In the last couple of weeks, there has been a spate of posts and articles about whether the prosecution of Trump would be a good or bad thing, that typically come in two flavors:
- We don’t want current presidents prosecuting former political opponents.
- Trump’s followers will lose their shit (even more) and commit acts of violent terrorism.
Point number one can dealt with succinctly: Trump does not, can not, and never will regulate his own actions. He will do whatever he can get away with, and has done so for decades. There is no de facto deal to be had because he won’t honor it.

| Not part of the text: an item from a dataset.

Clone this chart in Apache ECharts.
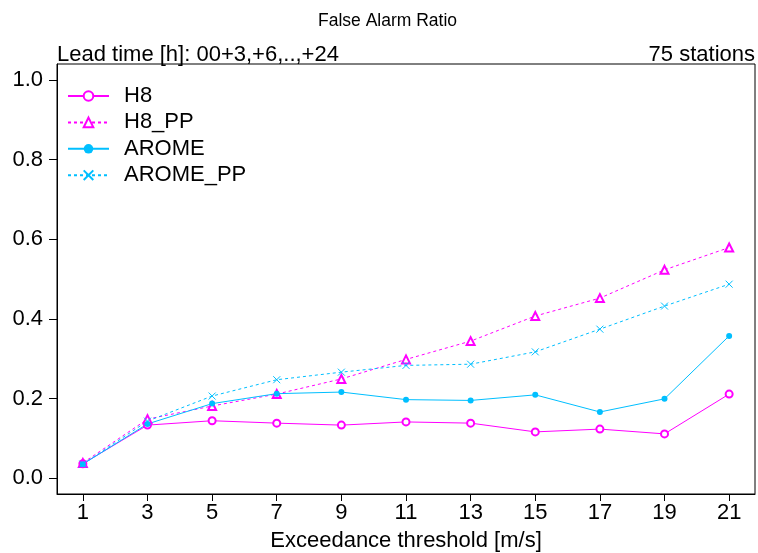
<!DOCTYPE html>
<html><head><meta charset="utf-8">
<script src="https://cdn.jsdelivr.net/npm/echarts@6/dist/echarts.min.js"></script>
<style>html,body{margin:0;padding:0;background:#fff}#c{width:758px;height:553px}</style>
</head><body><div id="c"></div>
<script>
const thresholds = [1, 3, 5, 7, 9, 11, 13, 15, 17, 19, 21];
const h8 =      [0.036, 0.133, 0.144, 0.138, 0.133, 0.141, 0.138, 0.116, 0.123, 0.111, 0.211];
const h8pp =    [0.038, 0.148, 0.181, 0.211, 0.249, 0.298, 0.344, 0.407, 0.452, 0.523, 0.579];
const arome =   [0.035, 0.136, 0.187, 0.212, 0.216, 0.197, 0.195, 0.209, 0.166, 0.199, 0.357];
const aromepp = [0.035, 0.143, 0.206, 0.247, 0.266, 0.283, 0.286, 0.317, 0.374, 0.432, 0.487];
const yTicks = [0, 0.2, 0.4, 0.6, 0.8, 1.0];
const seriesNames = ['H8', 'H8_PP', 'AROME', 'AROME_PP'];

const MAG = '#FF00FF', CYAN = '#00BFFF';
const FONT = '"Liberation Sans", Arial, sans-serif';
const pair = arr => thresholds.map((t, i) => [t, arr[i]]);

const chart = echarts.init(document.getElementById('c'), null, {renderer: 'canvas'});
chart.setOption({
  animation: false,
  backgroundColor: '#fff',
  textStyle: {fontFamily: FONT},
  grid: {left: 57, right: 3, top: 64, bottom: 59, containLabel: false, outerBoundsMode: 'none',
         show: true, borderColor: '#000', borderWidth: 1, backgroundColor: 'transparent'},
  graphic: [
    {type: 'text', left: 318, top: 12, style: {text: 'False Alarm Ratio', font: '17.5px ' + FONT, fill: '#000'}},
    {type: 'text', left: 57, top: 44, style: {text: 'Lead time [h]: 00+3,+6,..,+24', font: '22px ' + FONT, fill: '#000'}},
    {type: 'text', right: 3, top: 44, style: {text: '75 stations', font: '22px ' + FONT, fill: '#000'}}
  ],
  legend: {
    orient: 'vertical', left: 62, top: 80, itemWidth: 41, itemHeight: 12, itemGap: 4.4,
    textStyle: {fontSize: 22, fontFamily: FONT, color: '#000', padding: [0, 0, 0, 10]},
    data: seriesNames
  },
  xAxis: {
    type: 'value', min: 0.2, max: 21.8,
    name: 'Exceedance threshold [m/s]', nameLocation: 'middle', nameGap: 36,
    nameTextStyle: {fontSize: 22, fontFamily: FONT, color: '#000'},
    axisLine: {show: true, onZero: false, lineStyle: {color: '#000'}},
    axisTick: {show: true, length: 7, lineStyle: {color: '#000'}, customValues: thresholds},
    axisLabel: {fontSize: 22, fontFamily: FONT, color: '#000', margin: 8, customValues: thresholds},
    splitLine: {show: false}
  },
  yAxis: {
    type: 'value', min: -0.04, max: 1.04,
    axisLine: {show: true, onZero: false, lineStyle: {color: '#000'}},
    axisTick: {show: true, length: 8, lineStyle: {color: '#000'}, customValues: yTicks},
    axisLabel: {fontSize: 22, fontFamily: FONT, color: '#000', margin: 14, customValues: yTicks,
      formatter: v => v.toFixed(1)},
    splitLine: {show: false}
  },
  series: [
    {name: 'H8', type: 'line', data: pair(h8), symbol: 'emptyCircle', symbolSize: 7,
     color: MAG, lineStyle: {color: MAG, width: 1}, itemStyle: {color: MAG, borderColor: MAG, borderWidth: 1}},
    {name: 'H8_PP', type: 'line', data: pair(h8pp), symbol: 'emptyTriangle', symbolSize: 8,
     color: MAG, lineStyle: {color: MAG, width: 1, type: [3, 3]}, itemStyle: {color: MAG, borderColor: MAG, borderWidth: 1}},
    {name: 'AROME', type: 'line', data: pair(arome), symbol: 'circle', symbolSize: 6,
     color: CYAN, lineStyle: {color: CYAN, width: 1}, itemStyle: {color: CYAN}},
    {name: 'AROME_PP', type: 'line', data: pair(aromepp), symbol: 'path://M0,0L10,10M10,0L0,10', symbolSize: 7,
     color: CYAN, lineStyle: {color: CYAN, width: 1, type: [3, 3]}, itemStyle: {color: 'none', borderColor: CYAN, borderWidth: 1}}
  ]
});
</script></body></html>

But the second point is telling: essentially, what this highlights, once again, is there is a perceived anger gap, as I explained regarding masking:
Imagine following counterfactual–AND BECAUSE THIS IS THE INTERNET WHICH MAKES PEOPLE STUPID, I AM NOT ADVOCATING THIS AT ALL:
A parent goes to a school board meeting and describes how their child is immunocompromised and needs to be protected. So far, that’s normal, and something we’ve seen plenty of video of and stories about. But then the parent adds, “And if my kid dies, I’m burying her and then coming for you.”
As the kids used to say, that escalated rapidly. Right now, all of the anger and the rage is on one side of the debate. Again, I’m not calling for violence, but telling office holders that if you don’t protect us, we’ll do everything we can to knock you out of office–because we’re trying to protect ourselves, our friends, and our families, and you have failed us–might shift the debate.
Our political discourse is admitting that, if the left, construed broadly loses, then they might protest and do non-violent things, but if the right loses, they will engage in political violence, which is to say terrorism. As Comrade Thers noted long ago:
Anyway, what we have here is a situation where a relatively small minority of Americans are claiming the right, ultimately backed up by their possession of weapons, to define the True Nature of American Freedom…
How this differs in any important philosophical regard from the position, of, say, the Provisional Irish Republican Army, I cannot say.
How it differs in any practical sense, well (McVeigh cough) who knows.
This is such a horrifying and critical subtext, yet The Discourse doesn’t mention it explicitly: much of the Republican Party is willing to use violence to gain political power. Seems like an important story, and one Republicans should be asked about.